Happy Equal Pay Day! The 14 November is the symbolic point from which women effectively work for free for the rest of the year: a novel way of highlighting that women in the UK earn an average of 13.1 per cent less than men.
To mark the occasion, the Liberal Democrats and Labour have both presented plans to tackle the problem. The Liberal Democrats will oblige larger companies to publish employment statistics by gender, as well as LGBTQ+ identity and ethnicity – a shrewd acknowledgement that larger barriers to fair employment exist than gender alone (black African women earn on average 20 per cent less than white men, for example).
Labour, meanwhile, has pledged to eliminate the gender pay gap by 2030, to establish an agency with the power to fine companies that don’t declare their gender pay gap statistics, and to expand this requirement to all companies with over 50 employees (it currently applies only to those with more than 250 employees).
The gender pay gap has been the focus of government policy for over a decade.
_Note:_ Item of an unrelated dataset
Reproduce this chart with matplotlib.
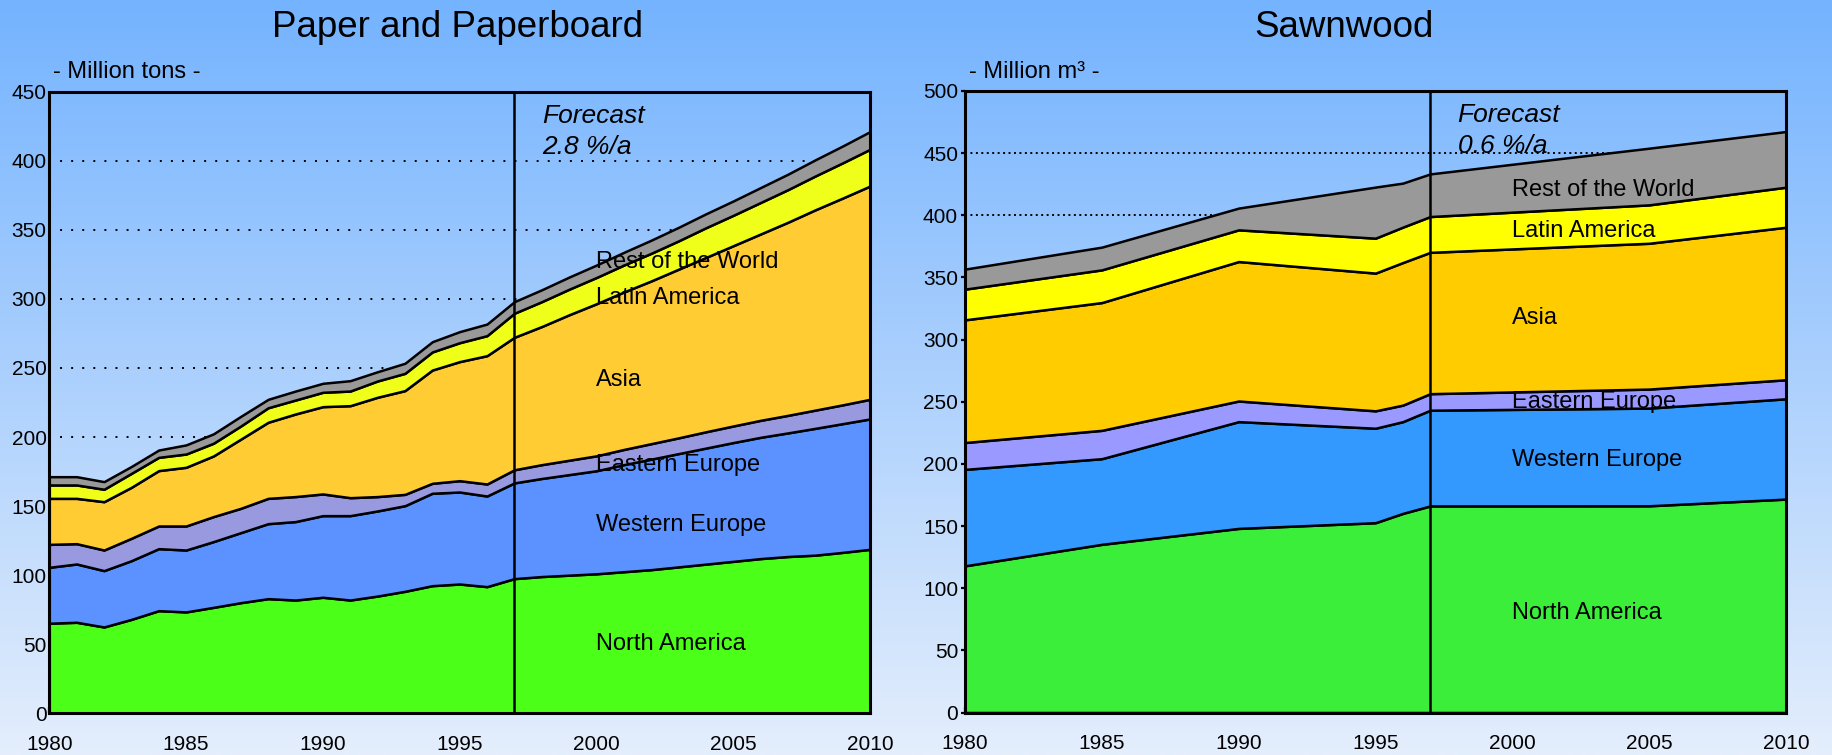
import numpy as np
import matplotlib.pyplot as plt
from matplotlib.colors import LinearSegmentedColormap

plt.rcParams['font.family'] = ['Liberation Sans', 'DejaVu Sans']

regions = ["North America", "Western Europe", "Eastern Europe",
           "Asia", "Latin America", "Rest of the World"]

# Paper and paperboard, million tons (history to 1997, forecast after)
paper_years = list(range(1980, 2011))
paper_na = [65.2, 65.9, 62.5, 68.0, 74.3, 73.4, 76.7, 80.1, 83.0, 82.0,
            84.0, 82.0, 84.9, 88.3, 92.4, 93.6, 91.7, 97.5, 99.0, 100.0,
            101.0, 102.5, 104.0, 106.0, 108.0, 110.0, 112.0, 113.5, 114.5,
            116.5, 118.7]
paper_we = [40.5, 42.2, 40.8, 42.5, 44.9, 44.8, 47.6, 50.7, 54.3, 56.8,
            59.1, 61.1, 61.6, 62.0, 66.9, 66.6, 65.6, 69.3, 71.0, 72.8,
            74.6, 77.5, 80.0, 82.0, 84.0, 86.0, 87.8, 89.5, 91.8, 93.2,
            94.4]
paper_ee = [16.6, 14.7, 14.9, 16.2, 16.4, 17.4, 18.1, 17.6, 18.3, 18.1,
            15.7, 13.0, 10.4, 8.2, 7.2, 8.2, 8.7, 9.5, 10.0, 10.4,
            10.8, 11.0, 11.2, 11.4, 11.8, 12.0, 12.3, 12.7, 13.2, 13.6,
            14.2]
paper_asia = [33.3, 32.8, 35.0, 36.9, 40.1, 42.5, 43.9, 50.1, 55.1, 59.8,
              63.2, 66.6, 71.9, 75.1, 82.0, 86.2, 92.9, 95.9, 100.0, 105.3,
              110.1, 114.0, 117.8, 122.1, 126.2, 130.5, 134.9, 139.8, 145.0,
              149.7, 154.4]
paper_la = [9.7, 9.7, 9.0, 10.1, 9.6, 9.6, 9.2, 9.5, 10.5, 10.1,
            10.4, 10.6, 11.8, 12.5, 13.1, 13.7, 14.5, 17.4, 18.0, 18.5,
            19.0, 19.5, 20.0, 20.5, 21.5, 22.0, 22.8, 23.6, 24.5, 25.5,
            26.6]
paper_row = [6.0, 6.0, 5.5, 5.0, 5.3, 6.6, 6.8, 7.0, 6.1, 6.5,
             6.5, 7.5, 6.7, 7.3, 7.4, 8.0, 8.4, 8.4, 8.6, 8.8,
             9.0, 9.2, 9.5, 9.8, 10.1, 10.4, 10.8, 11.2, 11.7, 12.2,
             12.8]

# Sawnwood, million m3
saw_years = [1980, 1985, 1990, 1995, 1996, 1997, 2005, 2010]
saw_na = [118.0, 135.3, 148.1, 152.7, 160.2, 166.2, 166.3, 171.7]
saw_we = [77.6, 68.9, 85.9, 76.0, 73.8, 77.0, 78.6, 80.7]
saw_ee = [21.6, 22.8, 16.6, 14.0, 13.3, 13.3, 15.3, 15.3]
saw_asia = [98.7, 102.8, 112.2, 110.8, 114.7, 113.7, 117.3, 122.7]
saw_la = [24.7, 26.3, 25.5, 28.1, 28.5, 28.8, 30.9, 32.2]
saw_row = [16.1, 18.3, 17.5, 41.1, 35.4, 34.3, 45.6, 44.8]

paper_colors = ["#4cff19", "#5c92ff", "#9999e0", "#ffcc33", "#f0ff1a", "#999999"]
saw_colors = ["#3aee3a", "#3399ff", "#9999ff", "#ffcc00", "#ffff00", "#999999"]

fig = plt.figure(figsize=(18.32, 7.55), dpi=100)

# sky-like background behind everything
bg = fig.add_axes([0, 0, 1, 1], zorder=-10)
cmap = LinearSegmentedColormap.from_list("sky", ["#e4eefc", "#74b3ff"])
bg.imshow(np.linspace(0, 1, 256).reshape(-1, 1), aspect='auto', cmap=cmap,
          origin='lower', extent=[0, 1, 0, 1])
bg.axis('off')


def panel(rect, years, series, colors, ymax, grid_dash, ytick_len,
          title, title_x, unit, rate, label_pos):
    ax = fig.add_axes(rect)
    ax.set_facecolor('none')
    ax.stackplot(years, *series, colors=colors, edgecolor='black',
                 linewidth=1.8, zorder=2)
    ax.axvline(1997, color='black', lw=1.8, zorder=4)
    ax.set_xlim(1980, 2010)
    ax.set_ylim(0, ymax)
    ax.set_xticks(range(1980, 2011, 5))
    ax.set_xticks(range(1980, 2011), minor=True)
    ax.set_yticks(range(0, ymax + 1, 50))
    ax.set_axisbelow(True)
    ax.yaxis.grid(True, color='black', lw=1.4, linestyle=(0, grid_dash))
    ax.tick_params(axis='x', which='both', direction='in', length=4,
                   width=1.6, labelsize=15, pad=15.5)
    ax.tick_params(axis='y', direction='out', length=ytick_len, width=1.6,
                   labelsize=15, pad=2)
    for sp in ax.spines.values():
        sp.set_linewidth(2.2)
        sp.set_zorder(5)
    for name, ly in zip(regions, label_pos):
        ax.text(2000, ly, name, fontsize=17, va='center', ha='left', zorder=3)
    ax.text(1998, 0.95 * ymax, "Forecast", fontsize=19, style='italic',
            va='baseline', zorder=6)
    ax.text(1998, 0.9 * ymax, rate, fontsize=19, style='italic',
            va='baseline', zorder=6)
    fig.text(title_x, 1 - 37 / 755, title, fontsize=26.5, ha='center',
             va='baseline')
    fig.text(rect[0] + 0.002, 1 - 78 / 755, unit, fontsize=17, ha='left',
             va='baseline')
    return ax


panel([49.3 / 1832, 1 - 713.3 / 755, 820.7 / 1832, 621.6 / 755],
      paper_years,
      [paper_na, paper_we, paper_ee, paper_asia, paper_la, paper_row],
      paper_colors, 450, (1, 4.7), 0,
      "Paper and Paperboard", 458 / 1832, "- Million tons -", "2.8 %/a",
      [50, 136, 180, 241, 301, 327])

panel([965 / 1832, 1 - 712.5 / 755, 821 / 1832, 621.5 / 755],
      saw_years,
      [saw_na, saw_we, saw_ee, saw_asia, saw_la, saw_row],
      saw_colors, 500, (1, 1.8), 3,
      "Sawnwood", 1344 / 1832, "- Million m³ -", "0.6 %/a",
      [80, 203, 250, 317, 387, 420])

fig.savefig("out.png", dpi=100)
A level of scepticism prevails around the concept, and an unspoken, implicit doubt as to whether the gap is something that ever could be resolved through policy alone.
Equal pay for equal work has been mandated by UK law since 1970. But the gender pay gap isn’t about illegal gender pay discrimination. Instead, it’s a story of economic barriers and biases that converge to ensure women have lower average earnings than men.
Those who dispute the need to tackle the disparity argue the average gap in earnings only becomes pronounced when women are over 40, because women who have children are asserting their right to choose to either leave the workforce or reduce their hours. The implied message here is that if women are earning less, it’s because of their personal choices to focus on their families. It’s nature, baby!
Of course, there are other factors influencing this trend beyond individual choice. The staggering cost of childcare means some women decide to leave the workforce altogether, rather than spend up to two thirds of their salary on childcare. Inflexible work practices force some women with children into working part-time, instead of working flexibly full-time.
But some factors are less easy to determine, and have more to do with the reality that society treats women differently to men in ways often unintended or unconscious. That sexism still exists, in other words, is what so many find hard to accept: in some ways, the gender pay gap is a debate about feminism itself.
Workers in the social care industry are systematically under-paid, for example, because their labour has long been coded as “female”. There are also unconscious biases around why women struggle to rise above a certain point in their organisations, why we doubt that mothers are sufficiently committed to work after having children, for example, or why older women are particularly passed over for promotion.
At the root of the gender pay gap is a status quo that often functions to the detriment of women in the workplace. The approach that parties have taken to this problem strikes me as the right one; just as the ONS publishes the average gender pay gap, government initiatives will oblige companies to do the same. The disparity is there for all to see; the shame of publishing a particularly bad gap will hopefully force companies to act to narrow that gap, without the need for deep soul-searching about the problem.
Both Labour and the Lib Dems have promised free childcare (for over 9 months, and ages 2-4, respectively) in a bid to help women at the point where the gender pay gap widens. The Liberal Democrats intend to make publishing pay gap statistics compulsory, while Labour would add a formal financial penalty for companies that fail to tackle the problem.
Labour’s bundle of policy proposals tackles not just the known barriers to pay parity, like childcare, but the more nebulous biases that are difficult to measure, including tackling stigma around the menopause and lifting wages across entire sectors where women have been undervalued. On the difficult question of how to shift societal trends, this seems the right approach.